REPUBLIKA.CO.ID, JAKARTA--Mantan anggota Komisi Pemilihan Umum (KPU) periode 2009 - 2012 I Gusti Putu Artha menilai bahwa keputusan DKPP terkait keikutsertaan 18 parpol ke tahap verifikasi faktual cacat hukum.
"DKPP tidak memiliki wewenang untuk membuat putusan yang berkaitan dengan tahapan Pemilu. Tugas DKPP hanya terbatas pada pengaduan yang berkenaan dengan dugaan pelanggaran etik," kata Putu di Jakarta, Jumat (30/11).
Keputusan untuk mengikutsertakan 18 parpol, yang menurut KPU tidak memenuhi syarat administrasi sebagai calon peserta Pemilu 2014 adalah wewenang Badan Pengawas Pemilihan Umum (Bawaslu) pada ranah pengawasan tahapan pemilu.

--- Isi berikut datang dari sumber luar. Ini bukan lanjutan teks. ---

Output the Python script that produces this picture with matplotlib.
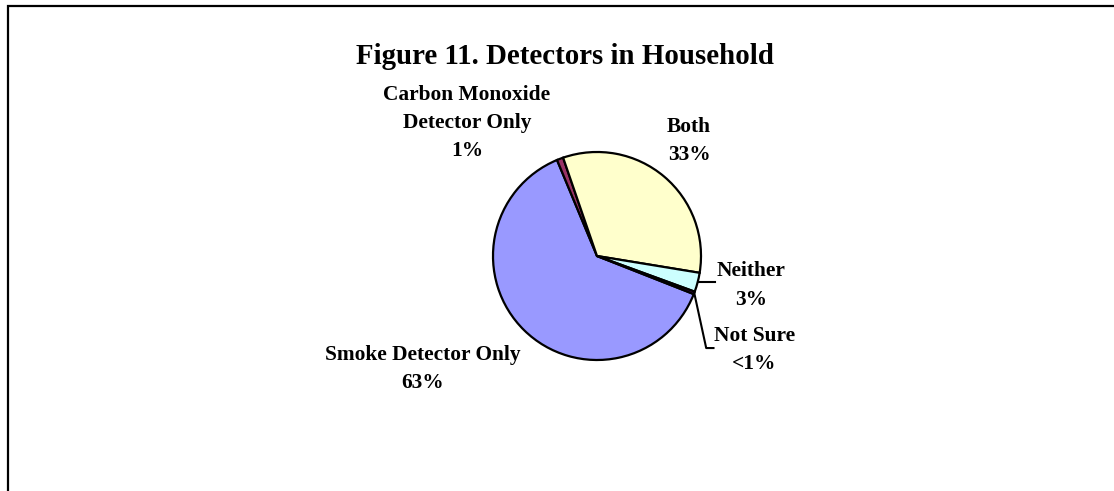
import numpy as np
import matplotlib
matplotlib.use("Agg")
import matplotlib.pyplot as plt
from matplotlib.patches import Rectangle

plt.rcParams['font.family'] = ['Liberation Serif', 'DejaVu Serif']
plt.rcParams['font.weight'] = 'bold'

# survey shares, in drawing order (clockwise)
categories = ['Smoke Detector Only', 'Carbon Monoxide\nDetector Only', 'Both', 'Neither', 'Not Sure']
shares = [63, 1, 33, 3, 0.4]
share_text = ['63%', '1%', '33%', '3%', '<1%']
colors = ['#9999FF', '#993366', '#FFFFCC', '#CCFFFF', '#660066']

# label centres, in units of the pie radius
label_pos = [(-1.673, -1.087), (-1.25, 1.28), (0.885, 1.106), (1.48, -0.284), (1.515, -0.904)]

fig = plt.figure(figsize=(11.14, 4.91), dpi=100)

# pie axes: centre ~ (597, 256) px, radius ~104 px
ax = fig.add_axes([493 / 1114, 131 / 491, 208 / 1114, 208 / 491])
wedges, _ = ax.pie(shares, colors=colors, startangle=-21.5, counterclock=False,
                   radius=1.0, wedgeprops=dict(edgecolor='black', linewidth=1.6))
ax.set_xlim(-1, 1)
ax.set_ylim(-1, 1)
ax.set_aspect('equal')
ax.axis('off')

for cat, txt, (x, y) in zip(categories, share_text, label_pos):
    ax.text(x, y, f"{cat}\n{txt}", ha='center', va='center', fontsize=15.4,
            fontweight='bold', linespacing=1.55, clip_on=False)

# leader lines for the two thin slices on the right
def edge_point(w):
    mid = np.deg2rad((w.theta1 + w.theta2) / 2)
    return np.cos(mid), np.sin(mid)

nx, ny = edge_point(wedges[3])
ax.plot([nx, 1.13], [ny, ny], color='black', lw=1.5, clip_on=False)
sx, sy = edge_point(wedges[4])
ax.plot([sx, 1.05, 1.12], [sy, -0.885, -0.885], color='black', lw=1.5, clip_on=False)

fig.text(565 / 1114, 1 - 56 / 491, 'Figure 11. Detectors in Household',
         ha='center', va='center', fontsize=20.8, fontweight='bold')

# chart area frame (open on the right and bottom)
fig.patches.append(Rectangle((8 / 1114, -0.5), 1.5, 1.5 - 5.5 / 491,
                             transform=fig.transFigure, fill=False,
                             edgecolor='black', linewidth=1.6))

fig.savefig('out.png', dpi=100)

"Jika dibiarkan, jangan-jangan esok hari DKPP bisa mengambil lagi peran Bawaslu dan bahkan Mahkamah Konstitusi. Bisa juga DKPP membatalkan hasil pemilu," katanya.
Sebelum dicapai keputusan pada sidang DKPP, Bawaslu seharusnya dapat berperan sebagai mediator dalam sengketa pemilu, yang dalam hal ini terjadi antara tujuh komisioner KPU dan 18 parpol.

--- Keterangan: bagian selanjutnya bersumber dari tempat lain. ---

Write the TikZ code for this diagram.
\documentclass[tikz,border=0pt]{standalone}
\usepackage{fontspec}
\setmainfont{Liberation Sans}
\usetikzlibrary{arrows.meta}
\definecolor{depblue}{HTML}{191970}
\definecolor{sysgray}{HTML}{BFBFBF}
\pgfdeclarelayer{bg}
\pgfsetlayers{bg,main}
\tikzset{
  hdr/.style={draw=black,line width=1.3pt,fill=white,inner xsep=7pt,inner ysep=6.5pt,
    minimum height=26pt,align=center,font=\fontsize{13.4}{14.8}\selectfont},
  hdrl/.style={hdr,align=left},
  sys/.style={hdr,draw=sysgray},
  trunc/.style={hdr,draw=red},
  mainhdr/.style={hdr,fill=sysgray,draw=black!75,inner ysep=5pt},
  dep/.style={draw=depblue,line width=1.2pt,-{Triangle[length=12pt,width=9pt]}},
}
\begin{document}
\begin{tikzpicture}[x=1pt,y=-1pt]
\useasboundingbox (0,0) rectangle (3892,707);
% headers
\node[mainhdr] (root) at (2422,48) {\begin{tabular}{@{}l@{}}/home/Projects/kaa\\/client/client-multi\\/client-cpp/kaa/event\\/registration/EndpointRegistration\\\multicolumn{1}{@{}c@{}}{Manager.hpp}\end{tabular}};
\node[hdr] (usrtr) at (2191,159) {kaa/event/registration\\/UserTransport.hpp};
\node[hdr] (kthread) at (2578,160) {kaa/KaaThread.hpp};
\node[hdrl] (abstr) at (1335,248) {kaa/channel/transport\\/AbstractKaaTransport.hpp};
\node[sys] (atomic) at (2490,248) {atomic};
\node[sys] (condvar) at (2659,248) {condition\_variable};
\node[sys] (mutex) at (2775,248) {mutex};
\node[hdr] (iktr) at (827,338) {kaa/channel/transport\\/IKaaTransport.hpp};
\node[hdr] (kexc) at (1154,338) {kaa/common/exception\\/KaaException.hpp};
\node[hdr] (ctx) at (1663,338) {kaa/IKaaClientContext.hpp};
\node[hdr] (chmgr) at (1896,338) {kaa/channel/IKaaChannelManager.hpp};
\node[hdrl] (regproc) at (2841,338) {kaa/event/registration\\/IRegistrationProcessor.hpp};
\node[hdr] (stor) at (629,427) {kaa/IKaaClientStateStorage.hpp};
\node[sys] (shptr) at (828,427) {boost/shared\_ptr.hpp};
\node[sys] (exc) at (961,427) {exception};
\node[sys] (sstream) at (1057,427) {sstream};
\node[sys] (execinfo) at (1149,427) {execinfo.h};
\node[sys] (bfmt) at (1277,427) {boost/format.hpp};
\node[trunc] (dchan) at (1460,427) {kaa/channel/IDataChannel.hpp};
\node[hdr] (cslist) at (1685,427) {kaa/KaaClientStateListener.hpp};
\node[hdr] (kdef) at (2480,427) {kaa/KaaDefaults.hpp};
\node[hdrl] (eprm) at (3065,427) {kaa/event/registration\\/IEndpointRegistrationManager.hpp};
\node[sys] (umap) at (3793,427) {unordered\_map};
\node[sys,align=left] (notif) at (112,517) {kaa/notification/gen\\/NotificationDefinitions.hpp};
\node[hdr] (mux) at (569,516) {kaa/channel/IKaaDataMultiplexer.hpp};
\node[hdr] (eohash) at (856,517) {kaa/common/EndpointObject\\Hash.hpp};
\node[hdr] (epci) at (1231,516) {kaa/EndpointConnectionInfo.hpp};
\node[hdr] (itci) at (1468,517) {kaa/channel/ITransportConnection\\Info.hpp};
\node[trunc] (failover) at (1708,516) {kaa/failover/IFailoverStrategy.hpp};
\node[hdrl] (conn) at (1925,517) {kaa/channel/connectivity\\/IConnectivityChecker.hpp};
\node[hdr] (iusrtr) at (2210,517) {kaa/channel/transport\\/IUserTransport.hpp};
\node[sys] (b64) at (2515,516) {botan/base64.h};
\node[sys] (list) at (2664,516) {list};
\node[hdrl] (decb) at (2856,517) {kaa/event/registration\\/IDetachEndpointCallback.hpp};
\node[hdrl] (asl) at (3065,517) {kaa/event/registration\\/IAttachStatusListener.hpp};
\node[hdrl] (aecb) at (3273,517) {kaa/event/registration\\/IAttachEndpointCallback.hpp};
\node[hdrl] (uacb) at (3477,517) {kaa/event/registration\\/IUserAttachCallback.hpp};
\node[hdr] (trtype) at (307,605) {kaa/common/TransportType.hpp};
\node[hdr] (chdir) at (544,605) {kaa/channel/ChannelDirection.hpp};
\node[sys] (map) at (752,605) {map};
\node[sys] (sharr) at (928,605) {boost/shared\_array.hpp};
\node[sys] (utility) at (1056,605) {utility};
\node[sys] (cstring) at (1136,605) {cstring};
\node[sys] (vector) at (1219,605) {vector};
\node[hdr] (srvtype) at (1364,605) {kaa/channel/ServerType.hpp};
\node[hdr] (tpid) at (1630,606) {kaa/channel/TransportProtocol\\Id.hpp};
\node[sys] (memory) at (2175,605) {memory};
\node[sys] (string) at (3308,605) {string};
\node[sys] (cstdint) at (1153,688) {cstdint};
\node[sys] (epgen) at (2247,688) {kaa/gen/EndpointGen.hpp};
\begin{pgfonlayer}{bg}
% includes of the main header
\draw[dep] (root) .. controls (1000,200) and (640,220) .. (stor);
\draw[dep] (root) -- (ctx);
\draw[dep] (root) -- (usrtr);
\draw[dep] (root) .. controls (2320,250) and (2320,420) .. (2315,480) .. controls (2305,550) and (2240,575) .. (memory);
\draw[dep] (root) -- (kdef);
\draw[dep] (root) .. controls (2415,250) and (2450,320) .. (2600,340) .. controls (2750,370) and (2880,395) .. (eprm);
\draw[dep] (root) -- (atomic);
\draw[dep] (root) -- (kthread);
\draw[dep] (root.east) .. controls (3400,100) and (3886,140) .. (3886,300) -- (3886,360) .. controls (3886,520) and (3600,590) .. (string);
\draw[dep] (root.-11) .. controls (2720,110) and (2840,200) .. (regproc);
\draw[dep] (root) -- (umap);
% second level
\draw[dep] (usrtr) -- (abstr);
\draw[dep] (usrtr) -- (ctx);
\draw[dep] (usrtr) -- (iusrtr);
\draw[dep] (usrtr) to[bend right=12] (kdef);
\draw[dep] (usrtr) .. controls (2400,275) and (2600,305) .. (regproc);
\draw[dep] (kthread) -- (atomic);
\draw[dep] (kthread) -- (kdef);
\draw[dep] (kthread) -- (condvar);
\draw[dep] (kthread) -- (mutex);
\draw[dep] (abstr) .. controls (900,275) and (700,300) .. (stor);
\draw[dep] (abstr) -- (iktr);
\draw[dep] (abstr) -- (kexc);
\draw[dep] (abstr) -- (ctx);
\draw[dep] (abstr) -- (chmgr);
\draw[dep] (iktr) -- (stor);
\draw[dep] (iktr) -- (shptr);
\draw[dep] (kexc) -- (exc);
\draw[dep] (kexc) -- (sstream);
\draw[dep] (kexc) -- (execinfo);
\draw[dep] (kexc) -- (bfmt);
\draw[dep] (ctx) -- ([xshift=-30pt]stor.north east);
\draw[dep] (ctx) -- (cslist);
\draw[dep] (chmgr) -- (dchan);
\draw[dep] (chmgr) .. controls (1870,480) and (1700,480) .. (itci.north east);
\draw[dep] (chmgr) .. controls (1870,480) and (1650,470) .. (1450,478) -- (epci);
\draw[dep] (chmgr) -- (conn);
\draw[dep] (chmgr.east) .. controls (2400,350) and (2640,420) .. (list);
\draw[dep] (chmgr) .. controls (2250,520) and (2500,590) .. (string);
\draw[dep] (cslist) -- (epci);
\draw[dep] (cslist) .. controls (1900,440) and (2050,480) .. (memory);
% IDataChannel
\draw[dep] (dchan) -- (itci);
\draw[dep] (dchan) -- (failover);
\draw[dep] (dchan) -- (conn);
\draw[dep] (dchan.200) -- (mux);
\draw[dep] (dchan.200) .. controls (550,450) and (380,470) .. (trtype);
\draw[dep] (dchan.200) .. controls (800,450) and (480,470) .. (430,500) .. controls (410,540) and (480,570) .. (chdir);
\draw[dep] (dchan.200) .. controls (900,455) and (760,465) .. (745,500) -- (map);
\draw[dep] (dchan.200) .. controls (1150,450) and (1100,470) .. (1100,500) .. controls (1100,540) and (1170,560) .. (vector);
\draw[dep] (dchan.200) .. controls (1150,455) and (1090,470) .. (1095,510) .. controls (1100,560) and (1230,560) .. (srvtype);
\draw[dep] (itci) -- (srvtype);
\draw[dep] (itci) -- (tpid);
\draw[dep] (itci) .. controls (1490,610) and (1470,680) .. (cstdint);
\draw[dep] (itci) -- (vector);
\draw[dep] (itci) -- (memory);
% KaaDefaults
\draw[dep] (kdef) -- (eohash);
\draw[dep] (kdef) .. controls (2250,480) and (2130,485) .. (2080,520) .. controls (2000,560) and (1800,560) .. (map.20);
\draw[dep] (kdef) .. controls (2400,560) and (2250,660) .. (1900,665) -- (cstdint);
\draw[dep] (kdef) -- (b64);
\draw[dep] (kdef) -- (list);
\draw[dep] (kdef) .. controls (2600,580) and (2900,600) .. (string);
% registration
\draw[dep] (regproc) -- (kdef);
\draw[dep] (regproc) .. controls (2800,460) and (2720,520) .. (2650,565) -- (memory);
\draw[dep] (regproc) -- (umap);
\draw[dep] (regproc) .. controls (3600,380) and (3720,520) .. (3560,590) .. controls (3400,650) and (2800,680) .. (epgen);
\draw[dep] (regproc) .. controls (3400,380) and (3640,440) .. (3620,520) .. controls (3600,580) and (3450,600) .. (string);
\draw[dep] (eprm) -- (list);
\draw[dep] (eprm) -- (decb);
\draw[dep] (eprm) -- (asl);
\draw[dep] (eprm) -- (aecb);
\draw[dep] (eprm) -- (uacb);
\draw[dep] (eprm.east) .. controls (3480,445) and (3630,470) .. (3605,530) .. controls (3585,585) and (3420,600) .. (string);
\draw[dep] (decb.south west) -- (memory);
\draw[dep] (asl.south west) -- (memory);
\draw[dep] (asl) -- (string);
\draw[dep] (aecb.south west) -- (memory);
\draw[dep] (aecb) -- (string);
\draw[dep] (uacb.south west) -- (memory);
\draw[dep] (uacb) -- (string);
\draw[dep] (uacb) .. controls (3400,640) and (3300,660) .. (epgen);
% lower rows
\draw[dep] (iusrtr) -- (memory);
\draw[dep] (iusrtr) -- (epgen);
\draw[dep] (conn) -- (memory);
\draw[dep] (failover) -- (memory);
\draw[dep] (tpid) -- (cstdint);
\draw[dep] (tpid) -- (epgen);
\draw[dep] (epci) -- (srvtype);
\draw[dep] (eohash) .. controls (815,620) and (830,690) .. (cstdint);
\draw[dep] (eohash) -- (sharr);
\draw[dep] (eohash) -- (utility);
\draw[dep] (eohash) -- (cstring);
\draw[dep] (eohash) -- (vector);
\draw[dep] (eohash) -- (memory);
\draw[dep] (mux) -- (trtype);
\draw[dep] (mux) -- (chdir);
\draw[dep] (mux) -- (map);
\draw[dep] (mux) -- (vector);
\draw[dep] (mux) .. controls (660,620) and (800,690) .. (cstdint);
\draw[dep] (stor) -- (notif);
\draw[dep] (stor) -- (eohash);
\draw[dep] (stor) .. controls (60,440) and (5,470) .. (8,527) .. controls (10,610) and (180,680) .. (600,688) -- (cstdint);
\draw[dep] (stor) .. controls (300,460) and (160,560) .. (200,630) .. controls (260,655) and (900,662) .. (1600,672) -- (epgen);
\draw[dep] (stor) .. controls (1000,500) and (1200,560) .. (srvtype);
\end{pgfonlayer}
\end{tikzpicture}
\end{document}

Namun, justru Bawaslu membawa sengketa tersebut ke DKPP dengan mengadukan tujuh komisioner KPU karena diduga melakukan pelanggaran kode etik selama masa verifikasi administrasi terhadap 34 parpol.

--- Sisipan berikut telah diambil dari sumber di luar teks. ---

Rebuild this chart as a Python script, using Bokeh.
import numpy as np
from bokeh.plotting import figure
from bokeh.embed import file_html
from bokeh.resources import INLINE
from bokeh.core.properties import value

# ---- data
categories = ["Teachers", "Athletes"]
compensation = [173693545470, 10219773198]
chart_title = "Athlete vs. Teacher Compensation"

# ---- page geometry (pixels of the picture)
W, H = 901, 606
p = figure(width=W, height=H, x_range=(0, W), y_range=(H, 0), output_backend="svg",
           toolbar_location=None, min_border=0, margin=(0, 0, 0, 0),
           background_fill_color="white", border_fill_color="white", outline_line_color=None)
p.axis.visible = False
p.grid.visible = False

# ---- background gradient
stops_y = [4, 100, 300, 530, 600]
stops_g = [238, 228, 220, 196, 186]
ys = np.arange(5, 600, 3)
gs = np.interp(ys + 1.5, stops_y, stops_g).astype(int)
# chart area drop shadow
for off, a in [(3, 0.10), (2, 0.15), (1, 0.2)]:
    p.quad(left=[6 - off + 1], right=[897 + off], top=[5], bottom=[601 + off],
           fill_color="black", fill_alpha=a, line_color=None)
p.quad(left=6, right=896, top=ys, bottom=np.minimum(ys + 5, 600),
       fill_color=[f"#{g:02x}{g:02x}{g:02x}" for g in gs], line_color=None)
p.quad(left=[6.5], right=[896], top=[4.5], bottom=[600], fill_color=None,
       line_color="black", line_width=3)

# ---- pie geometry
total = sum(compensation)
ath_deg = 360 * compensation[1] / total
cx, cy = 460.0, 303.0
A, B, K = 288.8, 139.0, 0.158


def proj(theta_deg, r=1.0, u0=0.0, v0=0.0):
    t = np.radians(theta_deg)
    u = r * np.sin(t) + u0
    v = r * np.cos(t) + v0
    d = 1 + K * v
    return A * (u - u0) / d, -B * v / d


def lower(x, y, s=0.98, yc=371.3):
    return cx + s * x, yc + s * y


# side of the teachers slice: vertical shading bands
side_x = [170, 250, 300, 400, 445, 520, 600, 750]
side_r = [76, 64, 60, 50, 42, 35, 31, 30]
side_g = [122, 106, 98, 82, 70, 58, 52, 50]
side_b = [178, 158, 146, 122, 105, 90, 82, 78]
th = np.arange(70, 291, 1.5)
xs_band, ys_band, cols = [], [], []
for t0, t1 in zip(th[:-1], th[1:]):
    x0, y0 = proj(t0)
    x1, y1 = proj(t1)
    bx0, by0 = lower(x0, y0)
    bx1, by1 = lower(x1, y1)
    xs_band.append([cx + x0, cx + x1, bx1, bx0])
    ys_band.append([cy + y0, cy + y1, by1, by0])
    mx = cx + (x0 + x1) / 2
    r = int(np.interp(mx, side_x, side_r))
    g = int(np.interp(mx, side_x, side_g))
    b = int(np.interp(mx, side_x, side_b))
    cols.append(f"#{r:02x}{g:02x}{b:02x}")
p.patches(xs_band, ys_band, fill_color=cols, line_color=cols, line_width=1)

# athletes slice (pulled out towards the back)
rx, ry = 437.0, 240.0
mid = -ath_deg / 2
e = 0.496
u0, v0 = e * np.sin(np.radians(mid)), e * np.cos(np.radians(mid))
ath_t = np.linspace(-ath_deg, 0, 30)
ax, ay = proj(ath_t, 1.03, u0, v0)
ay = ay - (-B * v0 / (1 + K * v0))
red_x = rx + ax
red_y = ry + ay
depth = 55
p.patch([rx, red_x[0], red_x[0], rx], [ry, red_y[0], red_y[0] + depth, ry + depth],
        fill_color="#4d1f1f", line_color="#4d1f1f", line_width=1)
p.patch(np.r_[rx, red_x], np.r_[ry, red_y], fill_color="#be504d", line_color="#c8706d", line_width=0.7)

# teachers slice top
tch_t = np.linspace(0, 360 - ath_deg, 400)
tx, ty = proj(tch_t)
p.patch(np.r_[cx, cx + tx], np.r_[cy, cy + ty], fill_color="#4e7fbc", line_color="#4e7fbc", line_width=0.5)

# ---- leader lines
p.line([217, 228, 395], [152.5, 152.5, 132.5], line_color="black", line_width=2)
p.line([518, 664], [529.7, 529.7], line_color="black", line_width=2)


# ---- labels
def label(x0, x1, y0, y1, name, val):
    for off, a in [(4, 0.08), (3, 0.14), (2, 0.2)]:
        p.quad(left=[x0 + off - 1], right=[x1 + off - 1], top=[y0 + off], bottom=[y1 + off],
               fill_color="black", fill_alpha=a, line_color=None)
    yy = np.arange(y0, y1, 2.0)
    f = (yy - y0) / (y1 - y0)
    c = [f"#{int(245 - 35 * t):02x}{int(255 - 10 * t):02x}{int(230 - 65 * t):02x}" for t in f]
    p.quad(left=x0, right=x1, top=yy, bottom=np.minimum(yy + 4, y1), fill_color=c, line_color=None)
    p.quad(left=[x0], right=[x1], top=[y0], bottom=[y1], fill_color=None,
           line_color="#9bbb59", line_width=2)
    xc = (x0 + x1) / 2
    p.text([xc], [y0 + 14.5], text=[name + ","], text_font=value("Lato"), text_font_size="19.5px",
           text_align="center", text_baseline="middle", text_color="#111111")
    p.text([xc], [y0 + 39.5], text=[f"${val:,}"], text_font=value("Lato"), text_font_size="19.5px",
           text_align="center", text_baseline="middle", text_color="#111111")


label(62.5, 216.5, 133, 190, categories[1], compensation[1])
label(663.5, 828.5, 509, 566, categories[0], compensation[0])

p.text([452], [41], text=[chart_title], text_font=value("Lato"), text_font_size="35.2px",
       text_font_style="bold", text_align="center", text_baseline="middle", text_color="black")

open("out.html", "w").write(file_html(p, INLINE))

Sebelum menggiring sengketa itu ke sidang DKPP, Bawaslu telah menyampaikan rekomendasi terhadap 12 dari 18 parpol untuk diikutsertakan dalam verifikasi faktual. Bawaslu tidak merekomendasikan semua parpol yang tidak lolos karena alasannya hanya 12 parpol saja yang melaporkan dugaan pelanggaran kode etik.
Pada sidang putusan DKPP, selain memvonis Sekjen KPU beserta sejumlah jajarannya, Ketua Majelis Jimly Asshiddiqie juga memutuskan 18 parpol diikutsertakan dalam verifikasi faktual, dengan alasan setiap parpol memiliki hak konstituional yang sama.
Keputusan tersebut memicu pro dan kontra lantaran ada kekhawatiran keterbatasan waktu yang telah ditetapkan dalam peraturan KPU no.15 Tahun 2012, karena pada 9 Januari 2013 KPU harus sudah mengumumkan nama peserta Pemilu anggota DPR, DPD dan DPRD.